The challenge to make something seemingly inefficient more efficient across a wide operational range, while doing everything from providing air for sand blasting, painting, carbon arc gouging, plasma cutting all the way down to driving wire nails.
First step to make it more economical I am going to replace the very old 5hp briggs and Stratton with a new 5.5hp Honda GX200. Honda claims 25% fuel efficiency increase over the old side valve design.
To make the engine to compressor system as a whole more efficient I am going to put a larger pulley on the engine compared to what I had on the briggs, to drive the compressor close to its 1250rpm limit, producing more air faster, running the engine wide open and more efficiently.
Then to make it highly efficient during low air use add a kill switch to the engine unloader, so if I am only using a little air intermittently say like with a nail gun or need to remove one thing with an impact wrench the engine will shut off once unloader pressure is reached. That way I can start it and walk away.
Normal unloader mode for heavy use will keep the engine running at reduced speed.

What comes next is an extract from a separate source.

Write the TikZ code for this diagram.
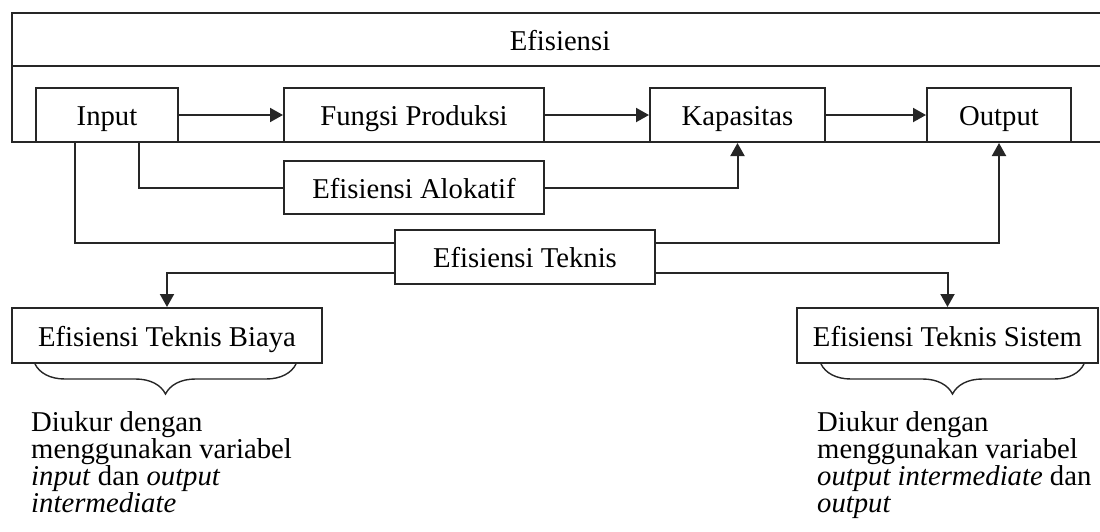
\documentclass[tikz,border=0pt]{standalone}
\usepackage{fontspec}
\setmainfont{Liberation Serif}
\usetikzlibrary{arrows.meta,decorations.pathreplacing}
\newcommand{\fsz}{\fontsize{28.7}{26.7}\selectfont}
\tikzset{
  ln/.style={line width=2pt, draw=black!85},
  boxnode/.style={ln, draw, rectangle, inner sep=0pt, text height=21.5pt, text depth=0.5pt, font=\fsz, fill=white},
  arr/.style={ln, -{Triangle[length=13pt,width=14pt]}},
  bracedeco/.style={line width=1.4pt, draw=black!85, decorate, decoration={brace, amplitude=30pt}},
  note/.style={anchor=base west, align=left, inner sep=0pt, font=\fsz}
}
\begin{document}
\begin{tikzpicture}[x=1pt,y=-1pt]
\useasboundingbox (0,0) rectangle (1100,531);
% outer frame
\draw[ln] (1100,13) -- (12,13) -- (12,142) -- (1100,142);
\draw[ln] (12,66) -- (1100,66);
\node[anchor=base, inner sep=0pt, font=\fsz] (ef) at (560,50) {Efisiensi};
% boxes
\node[boxnode, minimum width=142pt, minimum height=54pt] (inp) at (107,115) {Input};
\node[boxnode, minimum width=260pt, minimum height=54pt] (fun) at (414,115) {Fungsi Produksi};
\node[boxnode, minimum width=175pt, minimum height=54pt] (kap) at (737.5,115) {Kapasitas};
\node[boxnode, minimum width=144pt, minimum height=54pt] (out) at (999,115) {Output};
\node[boxnode, minimum width=260pt, minimum height=53pt] (alo) at (414,187.5) {Efisiensi Alokatif};
\node[boxnode, minimum width=260pt, minimum height=54pt] (tek) at (525,257) {Efisiensi Teknis};
\node[boxnode, minimum width=310pt, minimum height=55pt] (bia) at (167,335.5) {Efisiensi Teknis Biaya};
\node[boxnode, minimum width=301pt, minimum height=55pt] (sis) at (947.5,335.5) {Efisiensi Teknis Sistem};
% arrows in row
\draw[arr] (inp.east) -- (fun.west);
\draw[arr] (fun.east) -- (kap.west);
\draw[arr] (kap.east) -- (out.west);
% allocative
\draw[ln] ([xshift=32pt]inp.south) |- (alo.west);
\draw[arr] (alo.east) -| (kap.south);
% technical
\draw[ln] ([xshift=-32pt]inp.south) |- ([yshift=14pt]tek.west);
\draw[arr] ([yshift=14pt]tek.east) -| (out.south);
\draw[arr] ([yshift=-16pt]tek.west) -| (bia.north);
\draw[arr] ([yshift=-16pt]tek.east) -| (sis.north);
% braces
\draw[bracedeco] ([xshift=-27pt]bia.south east) -- ([xshift=24pt]bia.south west);
\draw[bracedeco] ([xshift=-15pt]sis.south east) -- ([xshift=25pt]sis.south west);
% notes (base anchor = baseline of last line)
\node[note] (n1) at (31,512) {Diukur dengan\\menggunakan variabel\\\textit{input} dan \textit{output}\\\textit{intermediate}};
\node[note] (n2) at (817,512) {Diukur dengan\\menggunakan variabel\\\textit{output intermediate} dan\\\textit{output}};
\end{tikzpicture}
\end{document}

I see people run gasoline powered compressors like this to operate a single nail gun and think how wasteful that is. On my 10 gallon electric compressor my nailer can shoot about 40 or 50 full size framing nails 3 inches long at 90psi before kicking on, over 100 shorter 2.5 inch frame nails at 60psi, the roofing nailer only needs 40psi does well over 200 hundred roof nails and finish nailer will shoot what seems like unlimited wire finishing nails before it kicks on again. No reason to run the engine "unloaded" when driving some nails.
Then I will turn the old briggs and Stratton into a water pump, alternator generator or something, not just going to throw it away.
Projected start date is this august.